Note: you should have read vignette("altrepr") in order to understand this one

Another built-in ALTREP class in R is the “Deferred String”, a class that is instantiated when you convert a double to a character vector1:

library(altrepr)
x <- as.character(1)
is_altrep(x)
#> [1] TRUE
alt_classname(x)
#> [1] "deferred_string"

Or when you convert an integer vector to a character vector:

1L |> as.character() |> alt_classname()
#> [1] "deferred_string"

Interestingly the same is not the case for logical conversions:

TRUE |> as.character() |> is_altrep()
#> [1] FALSE

Memory Saving

The purpose of doing this deferred conversion is probably to save memory, since in most cases it’s smaller to store the original numeric vector as numeric, and only convert entries to character on demand.

x <- as.character(1:10)
lobstr::obj_size(x)
#> 1.32 kB

As with compact sequences, we can convert the ALTREP to standard rep using []:

y <- x[]
is_altrep(y)
#> [1] FALSE
lobstr::obj_size(y)
#> 736 B

At 10 entries, the deferred ALTREP representation is actually a bit larger than the standard representation, but anything much larger is vastly more efficient:

x <- as.character(1:1000)
lobstr::obj_size(x)
#> 1.32 kB
x[] |> lobstr::obj_size()
#> 64.05 kB

Data

The first data slot for a deferred string is basically just a copy of the original numeric vector the deferring string was initialised using2. Unfortunately for some reason (a bug?), we can’t actually interrogate this vector directly, or it will crash the R interpreter.

At best we can inspect the deferred string:

x <- as.character(1:5)
alt_inspect(x)
#> @55fc44312200 16 STRSXP g0c0 [REF(3)]   <deferred string conversion>
#>   @55fc443122a8 13 INTSXP g0c0 [REF(65535)]  1 : 5 (compact)

The top line is showing that x itself is a deferred string, and the second line indicates that it contains an integer vector (INTSXP) as explained above.

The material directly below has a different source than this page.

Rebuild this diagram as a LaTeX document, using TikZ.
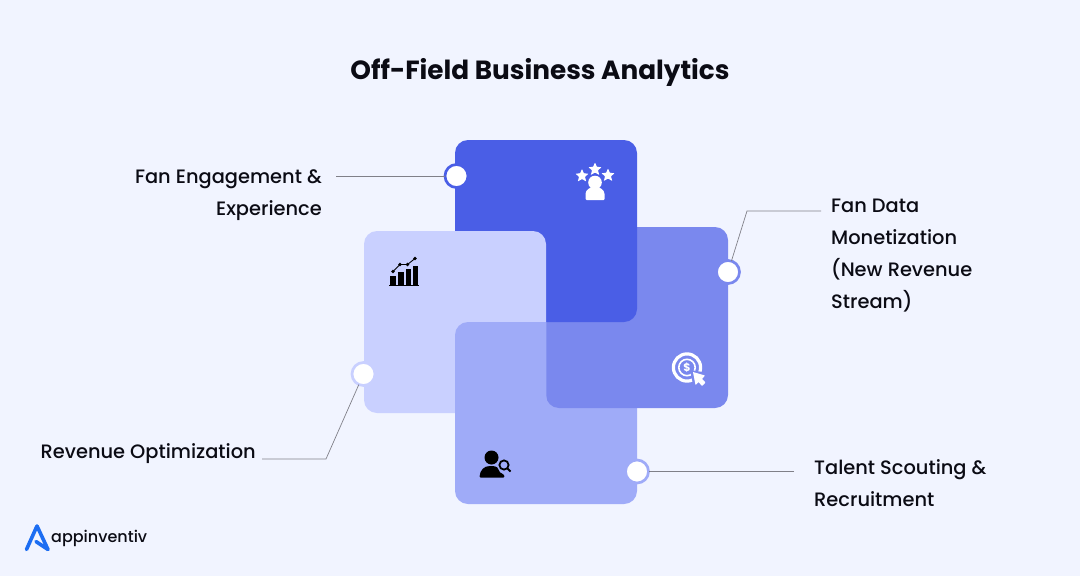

data2 is a bit easier to interrogate. It’s simply a character vector that caches the “true” result of the conversion as a character vector.

alt_data2(x)
#> NULL

According to the C code, each entry of data2 is set to NULL initially, and each is “expanded” to their final value on-demand, as they are needed3. However this is difficult to demonstrate because accessing single elements doesn’t seem to actually expand them as we might expect.

However, it’s easy to see how changing the character vector in data2 affects the calculated elements of the array:

set_alt_data2(x, LETTERS[1:5])
x
#> [1] "A" "B" "C" "D" "E"

Compact and Expanded

Like compact sequences, deferred strings are considered to be either compact or expanded. We can expand the string and check its state using corresponding utility methods:

x <- as.character(1:5)
deferred_is_expanded(x)
#> [1] FALSE

However, unlike compact sequences, the amount of data in data2 isn’t the deciding factor in a sequence being expanded. It’s actually the absence of data in data1 that does it.

x <- as.character(1:5)
set_alt_data1(x, NULL)
alt_inspect(x)
#> @55fc427853d8 16 STRSXP g0c0 [REF(4)]   <expanded string conversion>
#>   @55fc3e8dde80 00 NILSXP g1c0 [MARK,REF(65535)]